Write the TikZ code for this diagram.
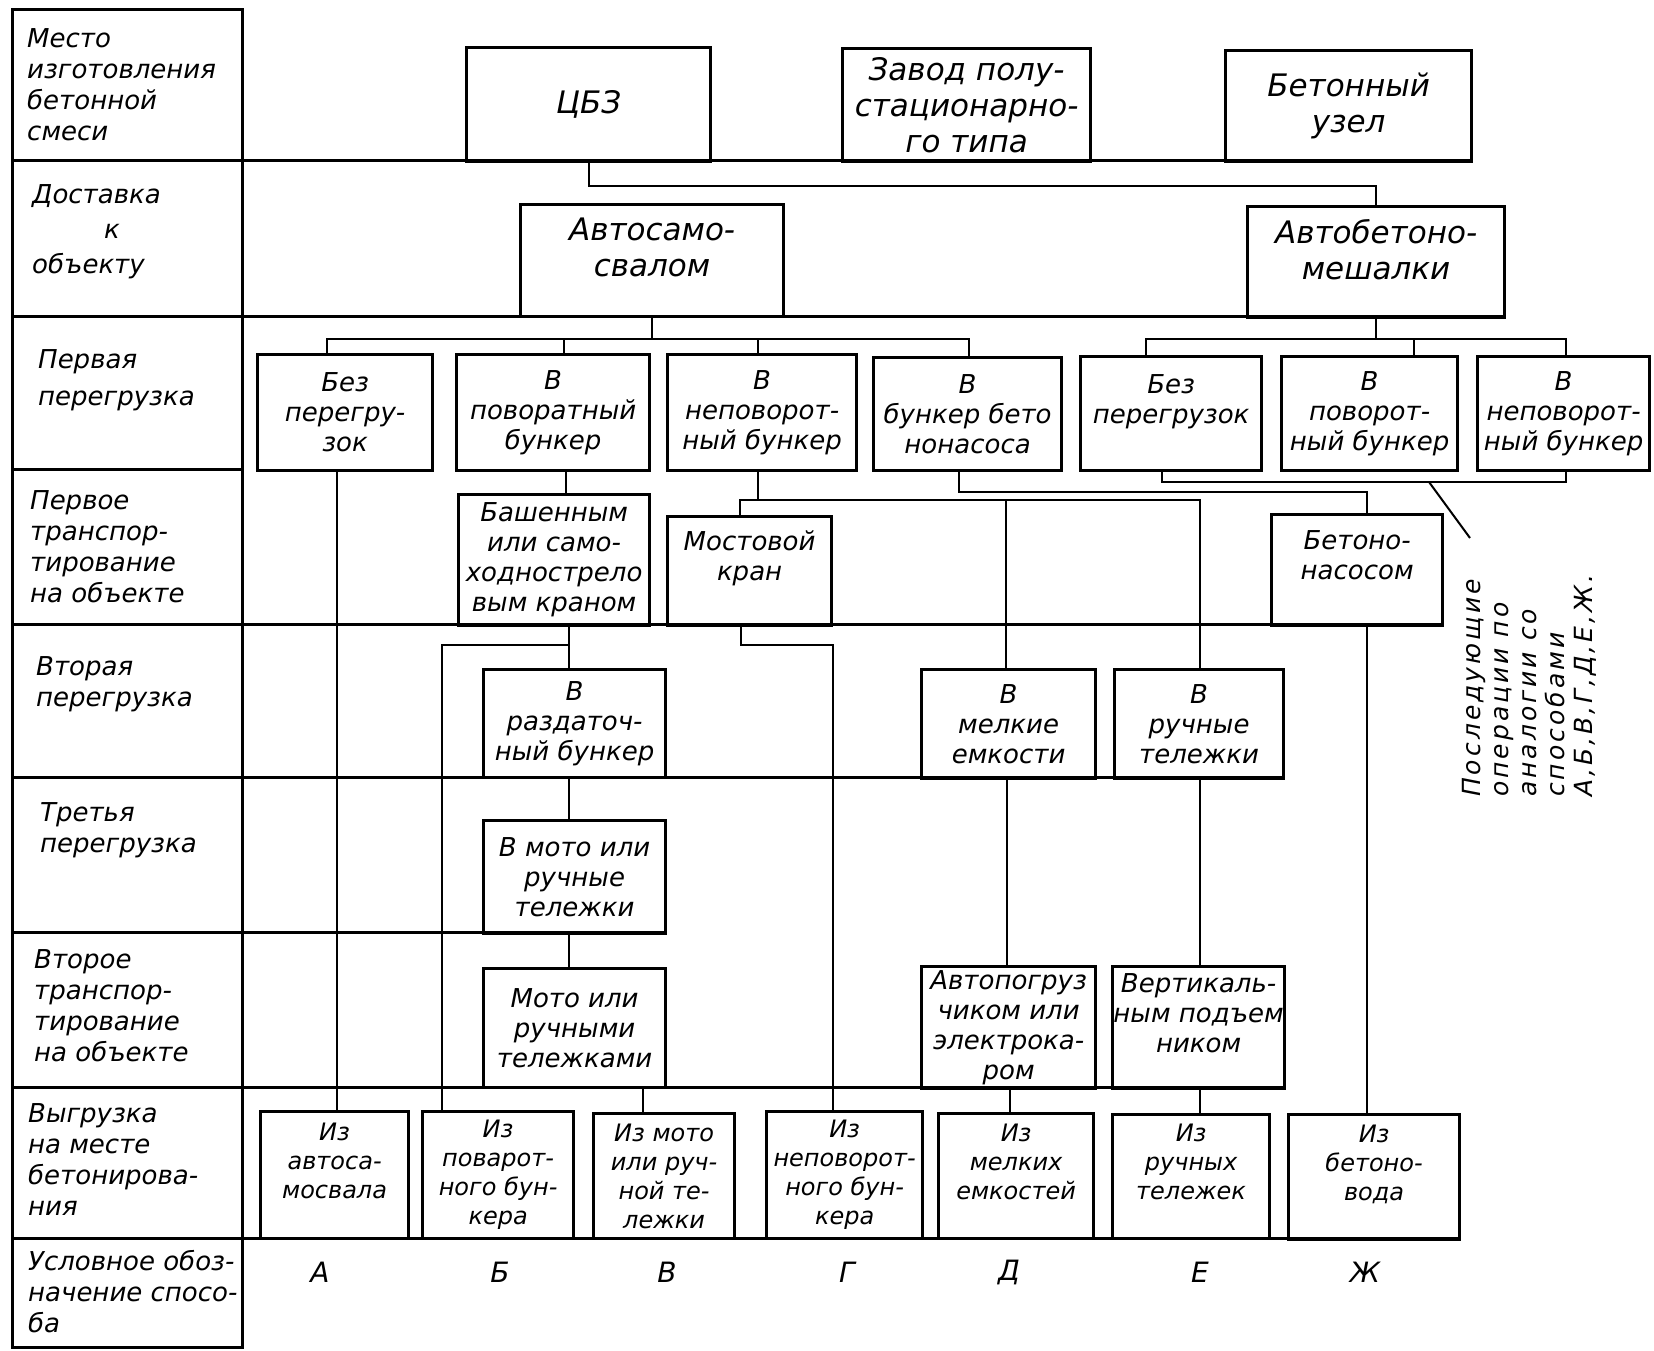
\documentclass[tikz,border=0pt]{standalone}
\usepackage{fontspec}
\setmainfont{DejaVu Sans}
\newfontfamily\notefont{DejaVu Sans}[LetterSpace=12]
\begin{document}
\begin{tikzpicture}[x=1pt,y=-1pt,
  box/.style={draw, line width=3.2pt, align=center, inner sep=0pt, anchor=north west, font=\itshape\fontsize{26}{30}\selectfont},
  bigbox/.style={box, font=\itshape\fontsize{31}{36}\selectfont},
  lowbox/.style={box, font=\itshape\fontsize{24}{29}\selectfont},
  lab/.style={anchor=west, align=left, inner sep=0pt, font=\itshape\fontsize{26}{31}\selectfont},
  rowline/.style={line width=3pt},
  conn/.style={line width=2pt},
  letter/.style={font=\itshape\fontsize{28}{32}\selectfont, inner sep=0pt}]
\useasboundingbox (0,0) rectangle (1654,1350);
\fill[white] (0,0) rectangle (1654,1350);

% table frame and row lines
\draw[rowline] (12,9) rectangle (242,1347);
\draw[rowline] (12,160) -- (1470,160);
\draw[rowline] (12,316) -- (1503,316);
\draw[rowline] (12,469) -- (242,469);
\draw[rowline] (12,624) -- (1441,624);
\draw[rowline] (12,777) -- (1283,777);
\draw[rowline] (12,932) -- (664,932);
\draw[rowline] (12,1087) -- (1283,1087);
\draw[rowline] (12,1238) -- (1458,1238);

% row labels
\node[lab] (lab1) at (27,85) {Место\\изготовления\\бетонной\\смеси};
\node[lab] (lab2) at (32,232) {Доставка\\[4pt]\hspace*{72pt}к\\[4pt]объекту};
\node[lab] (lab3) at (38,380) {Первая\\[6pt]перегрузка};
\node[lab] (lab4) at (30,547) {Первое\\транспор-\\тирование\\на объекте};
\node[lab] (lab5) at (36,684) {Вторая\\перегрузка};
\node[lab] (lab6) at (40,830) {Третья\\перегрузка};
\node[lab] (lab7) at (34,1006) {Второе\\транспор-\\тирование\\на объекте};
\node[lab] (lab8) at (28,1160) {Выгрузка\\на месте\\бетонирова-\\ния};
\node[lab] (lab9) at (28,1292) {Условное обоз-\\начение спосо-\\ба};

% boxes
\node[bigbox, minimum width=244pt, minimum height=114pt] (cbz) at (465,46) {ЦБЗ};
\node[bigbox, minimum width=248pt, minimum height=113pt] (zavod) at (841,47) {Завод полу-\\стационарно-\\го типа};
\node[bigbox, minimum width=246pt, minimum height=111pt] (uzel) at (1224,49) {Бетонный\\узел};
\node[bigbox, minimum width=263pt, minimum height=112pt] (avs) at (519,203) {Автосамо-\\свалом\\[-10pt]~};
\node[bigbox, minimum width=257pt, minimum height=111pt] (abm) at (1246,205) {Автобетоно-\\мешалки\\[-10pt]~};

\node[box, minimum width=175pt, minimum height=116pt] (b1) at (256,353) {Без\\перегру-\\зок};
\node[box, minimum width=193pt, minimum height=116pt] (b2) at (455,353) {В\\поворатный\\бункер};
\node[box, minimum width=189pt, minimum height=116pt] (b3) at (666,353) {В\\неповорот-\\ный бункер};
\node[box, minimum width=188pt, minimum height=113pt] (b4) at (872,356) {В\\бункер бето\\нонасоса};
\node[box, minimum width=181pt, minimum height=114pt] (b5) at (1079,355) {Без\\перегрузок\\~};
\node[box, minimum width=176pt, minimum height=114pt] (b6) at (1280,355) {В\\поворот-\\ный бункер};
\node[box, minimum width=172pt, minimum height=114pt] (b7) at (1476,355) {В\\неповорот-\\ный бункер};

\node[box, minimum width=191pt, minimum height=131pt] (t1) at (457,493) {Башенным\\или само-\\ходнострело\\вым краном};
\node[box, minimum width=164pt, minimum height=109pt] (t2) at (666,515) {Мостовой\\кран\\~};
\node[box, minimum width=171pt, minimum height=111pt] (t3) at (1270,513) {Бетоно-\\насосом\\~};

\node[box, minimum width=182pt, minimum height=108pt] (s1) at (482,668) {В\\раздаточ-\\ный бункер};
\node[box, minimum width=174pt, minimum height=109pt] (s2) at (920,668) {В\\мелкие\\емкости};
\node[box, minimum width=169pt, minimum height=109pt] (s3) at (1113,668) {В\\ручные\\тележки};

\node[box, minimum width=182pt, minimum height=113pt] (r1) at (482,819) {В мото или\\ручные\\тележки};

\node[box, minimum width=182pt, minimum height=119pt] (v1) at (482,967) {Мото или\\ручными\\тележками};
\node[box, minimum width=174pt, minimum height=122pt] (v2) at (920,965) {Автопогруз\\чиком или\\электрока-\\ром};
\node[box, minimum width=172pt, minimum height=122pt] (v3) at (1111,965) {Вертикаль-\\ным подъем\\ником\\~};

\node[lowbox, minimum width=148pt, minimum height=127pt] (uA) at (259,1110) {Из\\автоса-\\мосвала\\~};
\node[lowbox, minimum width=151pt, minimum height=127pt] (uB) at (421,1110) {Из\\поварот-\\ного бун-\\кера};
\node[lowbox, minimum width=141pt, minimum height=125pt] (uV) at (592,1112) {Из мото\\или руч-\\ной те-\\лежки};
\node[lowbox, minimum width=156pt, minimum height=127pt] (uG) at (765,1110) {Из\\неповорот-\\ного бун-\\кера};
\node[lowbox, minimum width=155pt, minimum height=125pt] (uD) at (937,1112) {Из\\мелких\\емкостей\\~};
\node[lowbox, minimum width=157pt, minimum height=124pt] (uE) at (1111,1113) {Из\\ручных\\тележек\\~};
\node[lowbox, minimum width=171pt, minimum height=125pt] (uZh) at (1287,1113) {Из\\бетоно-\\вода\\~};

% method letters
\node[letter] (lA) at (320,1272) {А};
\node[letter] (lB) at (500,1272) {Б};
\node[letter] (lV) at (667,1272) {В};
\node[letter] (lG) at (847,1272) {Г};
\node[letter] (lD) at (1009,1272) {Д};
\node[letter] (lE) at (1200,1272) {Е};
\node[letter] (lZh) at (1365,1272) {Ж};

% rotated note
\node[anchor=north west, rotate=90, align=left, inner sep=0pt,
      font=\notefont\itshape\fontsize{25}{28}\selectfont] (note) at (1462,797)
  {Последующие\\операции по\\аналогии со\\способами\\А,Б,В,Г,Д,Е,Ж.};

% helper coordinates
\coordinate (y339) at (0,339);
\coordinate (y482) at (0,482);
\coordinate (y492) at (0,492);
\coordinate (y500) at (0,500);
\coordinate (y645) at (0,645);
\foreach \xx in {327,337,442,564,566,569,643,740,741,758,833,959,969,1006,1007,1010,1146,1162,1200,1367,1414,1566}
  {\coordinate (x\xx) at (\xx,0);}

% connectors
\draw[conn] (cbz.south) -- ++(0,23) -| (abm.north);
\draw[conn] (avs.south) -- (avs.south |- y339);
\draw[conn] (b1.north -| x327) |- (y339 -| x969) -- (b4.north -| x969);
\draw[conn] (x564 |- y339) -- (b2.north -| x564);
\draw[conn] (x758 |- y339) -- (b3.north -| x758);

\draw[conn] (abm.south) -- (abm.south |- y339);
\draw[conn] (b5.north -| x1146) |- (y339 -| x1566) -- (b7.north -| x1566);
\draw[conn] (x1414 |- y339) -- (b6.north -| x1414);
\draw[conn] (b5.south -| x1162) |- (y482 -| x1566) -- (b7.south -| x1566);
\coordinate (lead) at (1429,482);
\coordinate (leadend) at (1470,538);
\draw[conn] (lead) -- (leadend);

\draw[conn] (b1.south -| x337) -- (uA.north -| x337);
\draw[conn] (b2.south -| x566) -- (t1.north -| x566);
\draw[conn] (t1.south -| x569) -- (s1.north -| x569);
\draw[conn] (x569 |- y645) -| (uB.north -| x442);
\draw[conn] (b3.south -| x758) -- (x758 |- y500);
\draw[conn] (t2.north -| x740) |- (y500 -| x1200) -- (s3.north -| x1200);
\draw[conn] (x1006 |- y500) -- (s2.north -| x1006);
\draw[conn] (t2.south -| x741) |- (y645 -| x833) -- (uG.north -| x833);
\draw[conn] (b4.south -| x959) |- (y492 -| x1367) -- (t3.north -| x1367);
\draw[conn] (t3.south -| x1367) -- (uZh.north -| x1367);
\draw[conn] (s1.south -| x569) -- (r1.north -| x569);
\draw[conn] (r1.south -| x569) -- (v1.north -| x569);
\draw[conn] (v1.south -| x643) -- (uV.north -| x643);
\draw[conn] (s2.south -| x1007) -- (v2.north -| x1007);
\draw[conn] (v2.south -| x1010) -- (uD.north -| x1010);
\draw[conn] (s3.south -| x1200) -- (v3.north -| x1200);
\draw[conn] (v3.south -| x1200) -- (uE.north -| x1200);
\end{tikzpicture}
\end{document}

┄┄┄┄┄┄┄┄┄┄

### Instruction
Everything from the top line of the data down to and including the line with "(12,1238) -- (1458,1238);" is to be copied, except the pictures.

### Completed exercise
Write the TikZ code for this diagram.
\documentclass[tikz,border=0pt]{standalone}
\usepackage{fontspec}
\setmainfont{DejaVu Sans}
\newfontfamily\notefont{DejaVu Sans}[LetterSpace=12]
\begin{document}
\begin{tikzpicture}[x=1pt,y=-1pt,
  box/.style={draw, line width=3.2pt, align=center, inner sep=0pt, anchor=north west, font=\itshape\fontsize{26}{30}\selectfont},
  bigbox/.style={box, font=\itshape\fontsize{31}{36}\selectfont},
  lowbox/.style={box, font=\itshape\fontsize{24}{29}\selectfont},
  lab/.style={anchor=west, align=left, inner sep=0pt, font=\itshape\fontsize{26}{31}\selectfont},
  rowline/.style={line width=3pt},
  conn/.style={line width=2pt},
  letter/.style={font=\itshape\fontsize{28}{32}\selectfont, inner sep=0pt}]
\useasboundingbox (0,0) rectangle (1654,1350);
\fill[white] (0,0) rectangle (1654,1350);

% table frame and row lines
\draw[rowline] (12,9) rectangle (242,1347);
\draw[rowline] (12,160) -- (1470,160);
\draw[rowline] (12,316) -- (1503,316);
\draw[rowline] (12,469) -- (242,469);
\draw[rowline] (12,624) -- (1441,624);
\draw[rowline] (12,777) -- (1283,777);
\draw[rowline] (12,932) -- (664,932);
\draw[rowline] (12,1087) -- (1283,1087);
\draw[rowline] (12,1238) -- (1458,1238);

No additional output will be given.